What to work on ->
Reproduce exactly the lines below, from the first one through the line containing "const geoTicks = [50, 100, 150, 200, 250, 300, 350, 400];", and omit any pictures.

** BEGIN Data excerpt **

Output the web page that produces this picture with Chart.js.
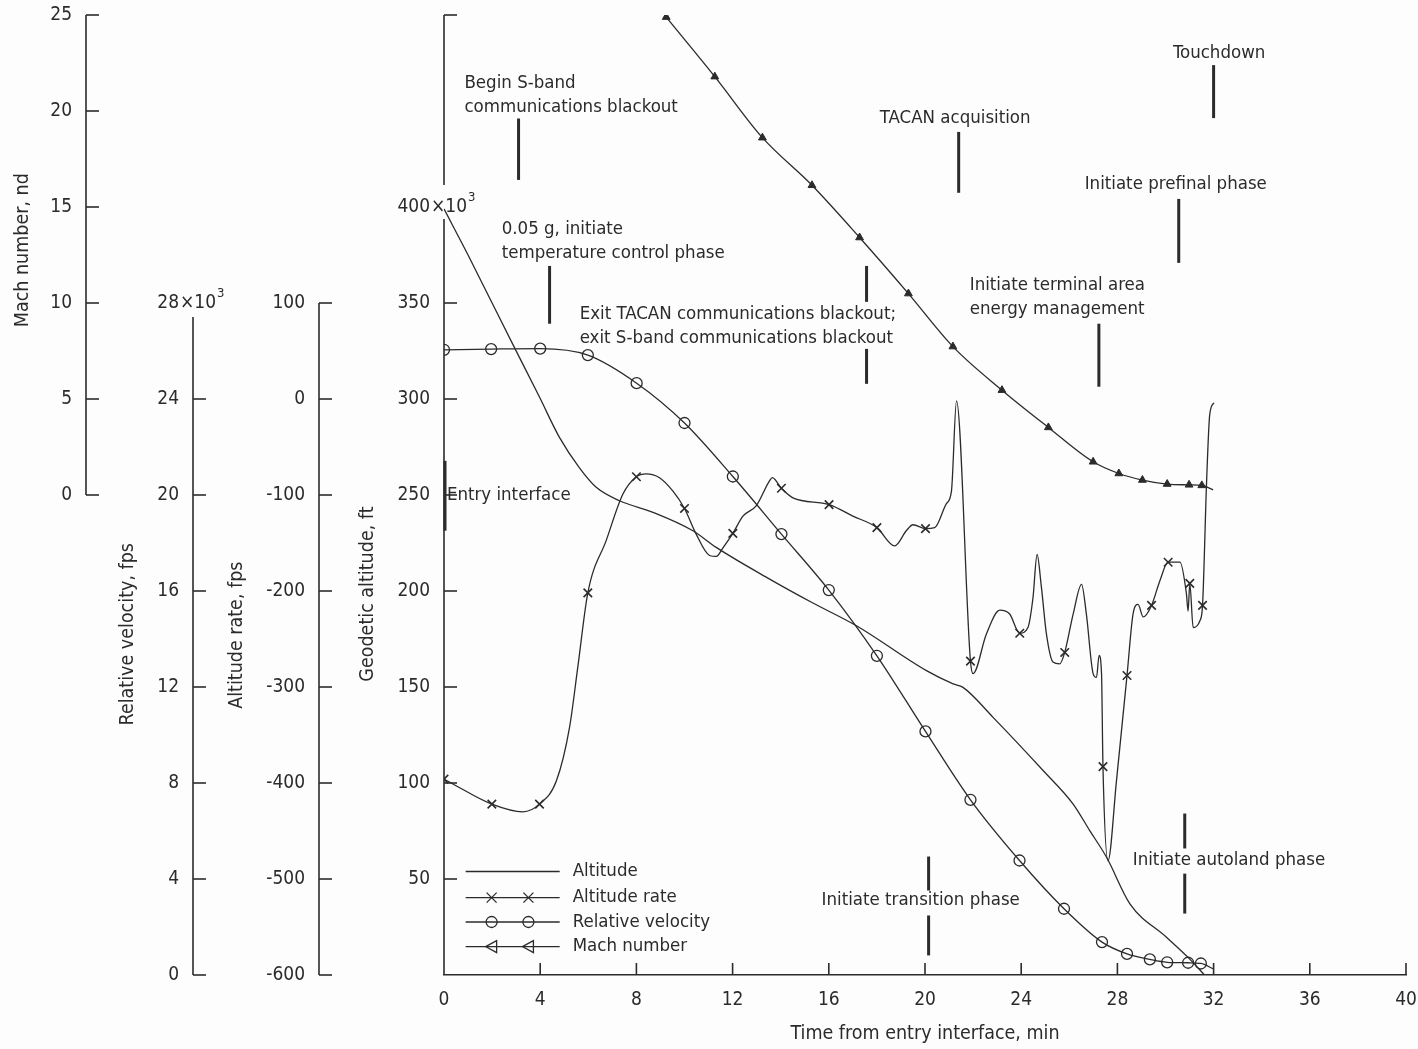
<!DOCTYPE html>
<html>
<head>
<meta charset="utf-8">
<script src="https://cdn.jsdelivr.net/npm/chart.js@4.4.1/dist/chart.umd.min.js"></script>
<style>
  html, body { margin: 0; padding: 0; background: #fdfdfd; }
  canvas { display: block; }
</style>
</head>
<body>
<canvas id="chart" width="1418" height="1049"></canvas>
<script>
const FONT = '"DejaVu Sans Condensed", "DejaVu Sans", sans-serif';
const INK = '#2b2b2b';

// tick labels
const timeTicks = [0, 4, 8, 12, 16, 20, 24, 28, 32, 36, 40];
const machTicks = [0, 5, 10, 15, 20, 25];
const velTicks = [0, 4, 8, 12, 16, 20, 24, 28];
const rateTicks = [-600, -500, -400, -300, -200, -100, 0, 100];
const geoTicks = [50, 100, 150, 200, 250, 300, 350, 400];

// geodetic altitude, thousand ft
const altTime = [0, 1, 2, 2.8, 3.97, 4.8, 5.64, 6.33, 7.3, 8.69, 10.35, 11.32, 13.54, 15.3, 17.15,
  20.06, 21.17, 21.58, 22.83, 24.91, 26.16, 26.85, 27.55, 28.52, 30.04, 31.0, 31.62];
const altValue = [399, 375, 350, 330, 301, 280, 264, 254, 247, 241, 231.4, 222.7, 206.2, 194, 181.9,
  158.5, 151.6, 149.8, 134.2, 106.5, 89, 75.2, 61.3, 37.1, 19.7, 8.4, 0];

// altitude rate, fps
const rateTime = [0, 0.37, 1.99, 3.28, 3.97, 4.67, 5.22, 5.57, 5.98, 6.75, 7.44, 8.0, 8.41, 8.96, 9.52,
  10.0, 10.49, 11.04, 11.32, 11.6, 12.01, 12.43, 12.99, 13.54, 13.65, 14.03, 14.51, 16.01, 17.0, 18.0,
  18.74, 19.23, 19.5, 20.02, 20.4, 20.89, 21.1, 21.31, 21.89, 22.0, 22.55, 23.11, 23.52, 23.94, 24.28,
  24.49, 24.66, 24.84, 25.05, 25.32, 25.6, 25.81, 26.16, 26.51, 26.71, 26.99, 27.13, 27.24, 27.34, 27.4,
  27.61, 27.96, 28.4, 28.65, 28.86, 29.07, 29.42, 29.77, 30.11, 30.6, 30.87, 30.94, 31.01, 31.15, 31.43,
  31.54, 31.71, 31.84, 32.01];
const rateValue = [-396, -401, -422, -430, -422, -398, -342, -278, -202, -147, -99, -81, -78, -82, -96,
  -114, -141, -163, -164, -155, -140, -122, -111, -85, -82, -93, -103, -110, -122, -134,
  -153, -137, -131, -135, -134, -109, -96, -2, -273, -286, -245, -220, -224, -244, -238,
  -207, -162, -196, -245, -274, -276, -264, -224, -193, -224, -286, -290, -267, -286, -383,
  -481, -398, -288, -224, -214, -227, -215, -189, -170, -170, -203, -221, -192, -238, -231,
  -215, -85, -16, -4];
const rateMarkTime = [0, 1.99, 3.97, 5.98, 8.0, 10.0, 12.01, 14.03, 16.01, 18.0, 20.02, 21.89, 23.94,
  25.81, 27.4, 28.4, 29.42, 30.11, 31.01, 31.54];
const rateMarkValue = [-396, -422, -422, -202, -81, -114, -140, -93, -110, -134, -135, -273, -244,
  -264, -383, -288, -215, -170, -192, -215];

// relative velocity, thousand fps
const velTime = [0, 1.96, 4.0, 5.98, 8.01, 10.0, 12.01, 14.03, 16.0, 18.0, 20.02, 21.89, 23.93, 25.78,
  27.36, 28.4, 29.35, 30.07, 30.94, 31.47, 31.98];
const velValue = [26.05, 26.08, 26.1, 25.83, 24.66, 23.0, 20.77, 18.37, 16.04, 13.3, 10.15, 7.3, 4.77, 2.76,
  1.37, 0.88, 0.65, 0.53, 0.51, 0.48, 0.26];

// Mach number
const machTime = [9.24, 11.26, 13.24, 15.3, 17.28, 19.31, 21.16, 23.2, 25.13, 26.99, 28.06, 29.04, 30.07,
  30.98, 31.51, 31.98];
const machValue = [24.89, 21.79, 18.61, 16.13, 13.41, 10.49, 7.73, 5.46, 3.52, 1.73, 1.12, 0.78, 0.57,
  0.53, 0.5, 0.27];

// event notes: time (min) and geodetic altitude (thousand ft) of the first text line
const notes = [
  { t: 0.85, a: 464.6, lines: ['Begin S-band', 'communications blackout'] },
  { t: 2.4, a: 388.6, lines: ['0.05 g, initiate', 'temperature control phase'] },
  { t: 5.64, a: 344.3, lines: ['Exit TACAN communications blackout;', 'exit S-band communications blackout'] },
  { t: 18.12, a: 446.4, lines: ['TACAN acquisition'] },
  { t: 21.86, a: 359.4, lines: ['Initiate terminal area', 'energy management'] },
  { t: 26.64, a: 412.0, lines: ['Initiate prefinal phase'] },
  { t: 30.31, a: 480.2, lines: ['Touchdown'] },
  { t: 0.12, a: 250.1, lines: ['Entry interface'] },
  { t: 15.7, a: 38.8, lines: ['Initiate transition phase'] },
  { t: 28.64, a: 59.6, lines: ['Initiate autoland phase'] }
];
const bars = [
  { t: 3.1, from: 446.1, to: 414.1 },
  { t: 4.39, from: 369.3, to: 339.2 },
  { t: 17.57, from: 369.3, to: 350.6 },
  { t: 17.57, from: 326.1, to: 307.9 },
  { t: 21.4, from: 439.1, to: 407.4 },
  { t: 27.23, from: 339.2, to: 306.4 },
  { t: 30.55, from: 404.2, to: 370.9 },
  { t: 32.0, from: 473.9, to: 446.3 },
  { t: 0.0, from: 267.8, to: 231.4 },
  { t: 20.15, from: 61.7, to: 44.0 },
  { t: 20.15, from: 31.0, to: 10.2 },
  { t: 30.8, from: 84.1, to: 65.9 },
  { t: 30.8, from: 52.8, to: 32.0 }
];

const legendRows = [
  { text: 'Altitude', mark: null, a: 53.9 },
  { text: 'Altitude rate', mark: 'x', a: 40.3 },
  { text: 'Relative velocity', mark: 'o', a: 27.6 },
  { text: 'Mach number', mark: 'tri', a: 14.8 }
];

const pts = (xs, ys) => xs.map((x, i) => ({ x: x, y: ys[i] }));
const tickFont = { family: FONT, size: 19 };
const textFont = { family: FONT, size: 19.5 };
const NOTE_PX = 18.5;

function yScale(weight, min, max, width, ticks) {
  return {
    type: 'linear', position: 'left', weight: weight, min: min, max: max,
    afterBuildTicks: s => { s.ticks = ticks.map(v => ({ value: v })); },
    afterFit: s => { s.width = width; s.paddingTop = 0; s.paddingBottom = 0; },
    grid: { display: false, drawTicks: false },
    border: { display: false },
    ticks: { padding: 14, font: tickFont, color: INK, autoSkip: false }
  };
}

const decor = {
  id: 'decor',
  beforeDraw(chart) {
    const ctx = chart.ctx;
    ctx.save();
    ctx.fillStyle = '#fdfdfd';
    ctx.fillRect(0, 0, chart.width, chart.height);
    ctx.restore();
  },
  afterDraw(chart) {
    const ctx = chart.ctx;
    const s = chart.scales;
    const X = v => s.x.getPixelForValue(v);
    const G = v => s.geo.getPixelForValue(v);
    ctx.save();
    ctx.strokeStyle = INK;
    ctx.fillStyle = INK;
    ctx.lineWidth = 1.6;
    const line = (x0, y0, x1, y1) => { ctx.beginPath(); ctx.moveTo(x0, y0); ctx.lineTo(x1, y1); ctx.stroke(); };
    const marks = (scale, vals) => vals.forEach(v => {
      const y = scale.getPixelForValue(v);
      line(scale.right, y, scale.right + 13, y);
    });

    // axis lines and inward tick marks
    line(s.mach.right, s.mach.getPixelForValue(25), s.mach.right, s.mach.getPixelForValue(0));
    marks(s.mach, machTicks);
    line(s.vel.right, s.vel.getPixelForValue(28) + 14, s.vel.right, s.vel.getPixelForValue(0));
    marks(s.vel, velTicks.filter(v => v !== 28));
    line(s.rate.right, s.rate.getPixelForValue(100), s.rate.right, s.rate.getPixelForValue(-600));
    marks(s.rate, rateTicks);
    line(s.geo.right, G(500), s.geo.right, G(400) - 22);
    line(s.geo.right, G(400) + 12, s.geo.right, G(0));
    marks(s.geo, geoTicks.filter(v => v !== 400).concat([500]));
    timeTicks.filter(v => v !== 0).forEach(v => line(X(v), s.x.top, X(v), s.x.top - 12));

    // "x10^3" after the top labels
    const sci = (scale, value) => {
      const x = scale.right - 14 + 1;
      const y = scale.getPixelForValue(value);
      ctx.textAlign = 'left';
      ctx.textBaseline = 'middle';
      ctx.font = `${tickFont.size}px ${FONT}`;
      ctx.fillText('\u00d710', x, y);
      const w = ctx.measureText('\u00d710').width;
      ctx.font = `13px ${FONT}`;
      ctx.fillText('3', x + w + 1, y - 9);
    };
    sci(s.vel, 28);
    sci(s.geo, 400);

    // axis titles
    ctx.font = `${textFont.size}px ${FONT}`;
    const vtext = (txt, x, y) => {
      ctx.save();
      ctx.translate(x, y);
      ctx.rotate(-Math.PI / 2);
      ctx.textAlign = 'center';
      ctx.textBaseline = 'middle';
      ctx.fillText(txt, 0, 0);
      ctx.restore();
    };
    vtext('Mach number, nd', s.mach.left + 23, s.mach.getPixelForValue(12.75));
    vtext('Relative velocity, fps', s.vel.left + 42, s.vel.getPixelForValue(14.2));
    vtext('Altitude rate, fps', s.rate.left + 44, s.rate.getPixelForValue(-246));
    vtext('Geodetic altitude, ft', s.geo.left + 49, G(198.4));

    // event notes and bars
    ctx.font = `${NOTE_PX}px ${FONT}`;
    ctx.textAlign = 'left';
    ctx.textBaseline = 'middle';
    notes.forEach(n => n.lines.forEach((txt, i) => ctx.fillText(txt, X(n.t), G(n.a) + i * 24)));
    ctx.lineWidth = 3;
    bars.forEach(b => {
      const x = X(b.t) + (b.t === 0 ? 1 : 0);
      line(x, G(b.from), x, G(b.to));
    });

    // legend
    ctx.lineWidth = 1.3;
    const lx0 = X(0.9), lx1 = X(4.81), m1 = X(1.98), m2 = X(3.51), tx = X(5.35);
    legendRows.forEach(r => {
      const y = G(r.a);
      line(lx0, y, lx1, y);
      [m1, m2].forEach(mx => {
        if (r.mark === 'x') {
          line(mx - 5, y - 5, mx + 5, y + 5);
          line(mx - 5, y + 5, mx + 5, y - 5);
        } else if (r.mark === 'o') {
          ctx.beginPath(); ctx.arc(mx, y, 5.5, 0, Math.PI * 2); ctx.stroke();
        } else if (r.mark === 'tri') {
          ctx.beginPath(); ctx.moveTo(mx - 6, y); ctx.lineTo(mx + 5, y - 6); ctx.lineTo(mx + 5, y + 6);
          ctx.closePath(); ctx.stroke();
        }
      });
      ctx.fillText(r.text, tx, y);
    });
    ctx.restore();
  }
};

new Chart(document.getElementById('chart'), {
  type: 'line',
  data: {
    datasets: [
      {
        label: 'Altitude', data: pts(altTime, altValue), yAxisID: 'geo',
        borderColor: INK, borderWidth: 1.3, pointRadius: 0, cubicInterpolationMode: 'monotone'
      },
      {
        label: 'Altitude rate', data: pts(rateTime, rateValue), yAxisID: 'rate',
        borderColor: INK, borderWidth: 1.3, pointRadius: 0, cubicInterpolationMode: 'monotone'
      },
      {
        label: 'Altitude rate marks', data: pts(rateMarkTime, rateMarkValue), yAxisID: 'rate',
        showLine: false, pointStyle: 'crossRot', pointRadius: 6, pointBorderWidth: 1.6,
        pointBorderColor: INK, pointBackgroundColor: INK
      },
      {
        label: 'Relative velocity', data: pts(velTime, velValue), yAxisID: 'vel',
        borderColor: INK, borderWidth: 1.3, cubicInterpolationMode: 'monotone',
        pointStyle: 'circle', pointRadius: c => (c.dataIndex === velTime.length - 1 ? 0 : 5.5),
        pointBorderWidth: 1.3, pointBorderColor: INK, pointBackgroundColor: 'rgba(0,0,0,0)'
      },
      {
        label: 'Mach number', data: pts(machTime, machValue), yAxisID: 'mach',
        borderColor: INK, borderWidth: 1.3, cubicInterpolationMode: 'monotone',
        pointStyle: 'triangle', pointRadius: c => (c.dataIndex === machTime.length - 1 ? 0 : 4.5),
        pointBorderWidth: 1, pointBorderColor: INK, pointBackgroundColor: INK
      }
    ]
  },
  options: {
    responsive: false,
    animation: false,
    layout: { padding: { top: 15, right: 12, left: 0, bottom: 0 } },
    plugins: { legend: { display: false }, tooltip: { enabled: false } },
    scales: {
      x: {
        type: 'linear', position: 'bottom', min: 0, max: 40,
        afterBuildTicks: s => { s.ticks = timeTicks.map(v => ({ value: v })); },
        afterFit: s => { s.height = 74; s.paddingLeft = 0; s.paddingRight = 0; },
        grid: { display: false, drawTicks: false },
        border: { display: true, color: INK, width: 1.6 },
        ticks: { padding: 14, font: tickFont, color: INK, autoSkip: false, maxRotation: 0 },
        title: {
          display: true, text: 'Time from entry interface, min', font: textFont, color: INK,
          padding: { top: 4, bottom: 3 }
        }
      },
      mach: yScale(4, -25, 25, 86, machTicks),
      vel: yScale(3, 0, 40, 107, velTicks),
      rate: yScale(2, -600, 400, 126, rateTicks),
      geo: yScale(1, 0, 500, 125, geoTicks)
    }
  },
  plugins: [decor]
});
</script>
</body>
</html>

** END Data excerpt **

Correct output ->
Output the web page that produces this picture with Chart.js.
<!DOCTYPE html>
<html>
<head>
<meta charset="utf-8">
<script src="https://cdn.jsdelivr.net/npm/chart.js@4.4.1/dist/chart.umd.min.js"></script>
<style>
  html, body { margin: 0; padding: 0; background: #fdfdfd; }
  canvas { display: block; }
</style>
</head>
<body>
<canvas id="chart" width="1418" height="1049"></canvas>
<script>
const FONT = '"DejaVu Sans Condensed", "DejaVu Sans", sans-serif';
const INK = '#2b2b2b';

// tick labels
const timeTicks = [0, 4, 8, 12, 16, 20, 24, 28, 32, 36, 40];
const machTicks = [0, 5, 10, 15, 20, 25];
const velTicks = [0, 4, 8, 12, 16, 20, 24, 28];
const rateTicks = [-600, -500, -400, -300, -200, -100, 0, 100];
const geoTicks = [50, 100, 150, 200, 250, 300, 350, 400];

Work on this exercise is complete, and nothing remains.